Posee la película una claridad excéntrica, y en ella siempre hay algo moviéndose en la distancia. Es el propio Glenn Gould. En un empeño menos sensible al tema por ellos mismos elegido, ambos, el escritor y el director, habrían tratado de comprimir la distancia, de hallar alguna traza del hombre tangible, algo que nos resultara familiar a todos, una línea secundaria relativa a su rabia interior, su voluntad de control total, su persona sexual, un sentido de su paranoia y de su hipocondría, su larga lista de médicos y medicamentos, su manía obsesiva de estarse siempre tomando el pulso y la tensión sanguínea… Cualquier enredo de terror que pudiera coexistir con los altos designios del artista espectral.

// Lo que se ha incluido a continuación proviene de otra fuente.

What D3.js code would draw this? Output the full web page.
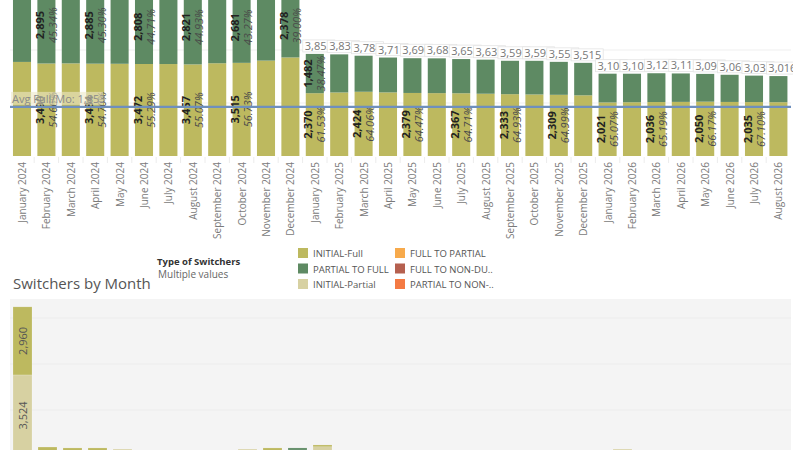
<!DOCTYPE html>
<html>
<head>
<meta charset="utf-8">
<title>Switchers</title>
<style>
  body { margin: 0; padding: 0; background: #fff; font-family: "Open Sans", Arial, sans-serif; }
  svg { display: block; }
</style>
</head>
<body>
<svg id="chart" width="800" height="450"></svg>
<script src="https://d3js.org/d3.v7.min.js"></script>
<script>
// months on the top chart
const months = ['January 2024','February 2024','March 2024','April 2024','May 2024','June 2024',
  'July 2024','August 2024','September 2024','October 2024','November 2024','December 2024',
  'January 2025','February 2025','March 2025','April 2025','May 2025','June 2025',
  'July 2025','August 2025','September 2025','October 2025','November 2025','December 2025',
  'January 2026','February 2026','March 2026','April 2026','May 2026','June 2026',
  'July 2026','August 2026'];

// INITIAL-Full and PARTIAL TO FULL per month
const fullVals = [3550, 3490, 3495, 3484, 3480, 3472, 3470, 3457, 3500, 3515, 3600, 3719,
  2370, 2398, 2424, 2400, 2379, 2372, 2367, 2350, 2333, 2322, 2309, 2290,
  2021, 2028, 2036, 2042, 2050, 2040, 2035, 2030];
const partVals = [2900, 2895, 2890, 2885, 2850, 2808, 2815, 2821, 2750, 2681, 2560, 2378,
  1482, 1437, 1360, 1315, 1311, 1313, 1291, 1285, 1260, 1270, 1244, 1225,
  1085, 1077, 1087, 1073, 1048, 1025, 998, 986];

// which bars show their labels (tableau hides overlapping ones)
const fullLabelIdx = [1, 3, 5, 7, 9, 12, 14, 16, 18, 20, 22, 24, 26, 28, 30];
const partLabelIdx = [1, 3, 5, 7, 9, 11, 12];
const totalLabelFrom = 12;

const avgFull = 1853;

// bottom chart: Switchers by Month (stacked, bottom to top)
const botMonths = months.slice(0, 31);
const botPartial = [3524, 250, 250, 250, 300, 0, 0, 0, 0, 300, 250, 200, 400,
  0, 0, 0, 0, 0, 0, 0, 0, 0, 0, 0, 300, 0, 0, 0, 0, 0, 0];
const botFull = [2960, 140, 100, 100, 0, 0, 0, 0, 0, 0, 100, 60, 80,
  0, 0, 0, 0, 0, 0, 0, 0, 0, 0, 0, 0, 0, 0, 0, 0, 0, 0];
const botPartToFull = [0, 0, 0, 0, 0, 0, 0, 0, 0, 0, 0, 90, 0,
  0, 0, 0, 0, 0, 0, 0, 0, 0, 0, 0, 0, 0, 0, 0, 0, 0, 0];

const legendItems = ['INITIAL-Full', 'PARTIAL TO FULL', 'INITIAL-Partial',
  'FULL TO PARTIAL', 'FULL TO NON-DU..', 'PARTIAL TO NON-..'];
const legendColors = ['#bdb95f', '#5e8a63', '#d7d1a2', '#f7aa4c', '#b5604f', '#f47a43'];

const fmt = d3.format(',');
const pct = d3.format('.2%');

const svg = d3.select('#chart');

svg.append('clipPath').attr('id', 'topclip')
  .append('rect').attr('x', 0).attr('y', 0).attr('width', 793).attr('height', 250);

// ---------- top chart ----------
const x = d3.scaleBand().domain(months).range([9.8, 790.6])
  .paddingInner(0.26).paddingOuter(0.13);
const y = d3.scaleLinear().domain([0, 6000]).range([156, -3]);

const topG = svg.append('g').attr('clip-path', 'url(#topclip)');

topG.selectAll('line.grid').data([2000, 4000]).join('line')
  .attr('x1', 10).attr('x2', 791)
  .attr('y1', d => y(d)).attr('y2', d => y(d))
  .attr('stroke', '#efefef').attr('stroke-width', 1);

const rows = months.map((m, i) => ({ m, i, full: fullVals[i], part: partVals[i], total: fullVals[i] + partVals[i] }));

topG.selectAll('rect.full').data(rows).join('rect')
  .attr('x', d => x(d.m)).attr('width', x.bandwidth())
  .attr('y', d => y(d.full)).attr('height', d => y(0) - y(d.full))
  .attr('fill', legendColors[0]);

topG.selectAll('rect.part').data(rows).join('rect')
  .attr('x', d => x(d.m)).attr('width', x.bandwidth())
  .attr('y', d => y(d.total)).attr('height', d => y(d.full) - y(d.total))
  .attr('fill', legendColors[1]);

// in-bar labels, rotated
function segLabel(data, lo, hi, valFn) {
  const g = topG.selectAll(null).data(data).join('g')
    .attr('transform', d => `translate(${x(d.m) + x.bandwidth() / 2},${(y(lo(d)) + y(hi(d))) / 2})`);
  g.append('text')
    .attr('transform', 'translate(-7,0) rotate(-90)')
    .attr('text-anchor', 'middle').attr('dominant-baseline', 'central')
    .attr('font-size', 11).attr('font-weight', 'bold').attr('fill', '#222')
    .text(d => fmt(valFn(d)));
  g.append('text')
    .attr('transform', 'translate(6,0) rotate(-90)')
    .attr('text-anchor', 'middle').attr('dominant-baseline', 'central')
    .attr('font-size', 11).attr('font-style', 'italic').attr('fill', '#4a4a4a')
    .text(d => pct(valFn(d) / d.total));
}
segLabel(rows.filter(d => fullLabelIdx.includes(d.i)), d => 0, d => d.full, d => d.full);
segLabel(rows.filter(d => partLabelIdx.includes(d.i)), d => d.full, d => d.total, d => d.part);

// total labels in white boxes, later ones cover earlier text
const tot = topG.selectAll('g.tot').data(rows.filter(d => d.i >= totalLabelFrom)).join('g')
  .attr('transform', d => `translate(${x(d.m) - 3},${y(d.total) - 2})`);
tot.append('rect')
  .attr('x', 0).attr('y', -12).attr('width', 32).attr('height', 12)
  .attr('fill', '#fff').attr('stroke', '#e4e4e4').attr('stroke-width', 0.8);
tot.append('text')
  .attr('x', 2).attr('y', -2)
  .attr('font-size', 11).attr('fill', '#777')
  .text(d => fmt(d.total));

// average reference line
topG.append('line')
  .attr('x1', 10).attr('x2', 791)
  .attr('y1', y(avgFull)).attr('y2', y(avgFull))
  .attr('stroke', '#6e8fbd').attr('stroke-width', 2.2);
topG.append('rect')
  .attr('x', 11).attr('y', y(avgFull) - 15).attr('width', 92).attr('height', 13)
  .attr('fill', '#ece8c8').attr('opacity', 0.6);
topG.append('text')
  .attr('x', 12).attr('y', y(avgFull) - 4)
  .attr('font-size', 11).attr('fill', '#8a8a8a')
  .text('Avg Full/Mo: ' + fmt(avgFull));

// x axis labels
topG.selectAll('line.tick').data(months.slice(1)).join('line')
  .attr('x1', d => x(d) - x.step() * x.paddingInner() / 2)
  .attr('x2', d => x(d) - x.step() * x.paddingInner() / 2)
  .attr('y1', 157).attr('y2', 163)
  .attr('stroke', '#ececec');
topG.selectAll('text.xl').data(months).join('text')
  .attr('transform', d => `translate(${x(d) + x.bandwidth() / 2 + 4},162) rotate(-90)`)
  .attr('text-anchor', 'end')
  .attr('font-size', 10).attr('fill', '#7a7a7a')
  .text(d => d);

// ---------- legend ----------
svg.append('text').attr('x', 157).attr('y', 265)
  .attr('font-size', 9.5).attr('font-weight', 'bold').attr('fill', '#333')
  .text('Type of Switchers');
svg.append('text').attr('x', 158).attr('y', 278)
  .attr('font-size', 10).attr('fill', '#666')
  .text('Multiple values');

const leg = svg.selectAll('g.leg').data(legendItems).join('g')
  .attr('transform', (d, i) => `translate(${i < 3 ? 298 : 395},${248 + (i % 3) * 15.5})`);
leg.append('rect').attr('width', 10).attr('height', 10)
  .attr('fill', (d, i) => legendColors[i]);
leg.append('text').attr('x', 15).attr('y', 9)
  .attr('font-size', 9.5).attr('fill', '#555')
  .text(d => d);

// ---------- bottom chart ----------
svg.append('text').attr('x', 13).attr('y', 289)
  .attr('font-size', 15).attr('fill', '#555')
  .text('Switchers by Month');

svg.append('rect').attr('x', 10).attr('y', 299).attr('width', 781).attr('height', 160)
  .attr('fill', '#f4f4f4');

const xb = d3.scaleBand().domain(botMonths).range([10, 785])
  .paddingInner(0.24).paddingOuter(0.12);
const yb = d3.scaleLinear().domain([0, 6000]).range([456, 318]);

svg.selectAll('line.bgrid').data([2000, 4000, 6000]).join('line')
  .attr('x1', 10).attr('x2', 791)
  .attr('y1', d => yb(d)).attr('y2', d => yb(d))
  .attr('stroke', '#ececec');

const stackData = botMonths.map((m, i) => ({ m, partial: botPartial[i], full: botFull[i], ptf: botPartToFull[i] }));
const stack = d3.stack().keys(['partial', 'full', 'ptf'])(stackData);
const botColors = { partial: legendColors[2], full: legendColors[0], ptf: legendColors[1] };

svg.append('g').selectAll('g').data(stack).join('g')
  .attr('fill', d => botColors[d.key])
  .selectAll('rect').data(d => d.filter(s => s[1] > s[0])).join('rect')
  .attr('x', d => xb(d.data.m)).attr('width', xb.bandwidth())
  .attr('y', d => yb(d[1])).attr('height', d => yb(d[0]) - yb(d[1]))
  .attr('stroke', '#fff').attr('stroke-opacity', 0.35).attr('stroke-width', 0.5);

// labels in first bar
const first = stack.map(s => s[0]).filter(s => s[1] > s[0] && s[1] - s[0] > 1000);
svg.selectAll('text.bl').data(first).join('text')
  .attr('transform', d => `translate(${xb(d.data.m) + xb.bandwidth() / 2},${(yb(d[0]) + yb(d[1])) / 2}) rotate(-90)`)
  .attr('text-anchor', 'middle').attr('dominant-baseline', 'central')
  .attr('font-size', 11).attr('fill', '#555')
  .text(d => fmt(d[1] - d[0]));
</script>
</body>
</html>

No ocurre ello en este filme, lo cual nos dice mucho de su categoría y eficacia. Aquí tenemos al artista con todas sus rarezas y en todo su aislamiento. Es su película, en sus propios términos, aunque la hayan hecho otros, once años después de su fallecimiento. No tenemos por qué saberlo todo del hombre. Menos que todo puede ser el hombre.
En las novelas de Thomas Bernhard, la mente humana en condición de aislamiento es el final de la espiral temática. Bernhard, que poseía formación musical, imagina en El malogrado que Glenn Gould es amigo suyo, que ambos son alumnos de Horowitz, y que Gould es un hombre compulsivamente preocupado con su arte, cualidad que necesariamente habrá de destruirlo. Debe quedar entendido que Bernhard, por su parte, escribe una prosa de tan infatigable intensidad en su camino hacia una idea fija que a veces se aproxima a un nivel de delirio autodestructivo. Suele tener gracia, en ese nivel.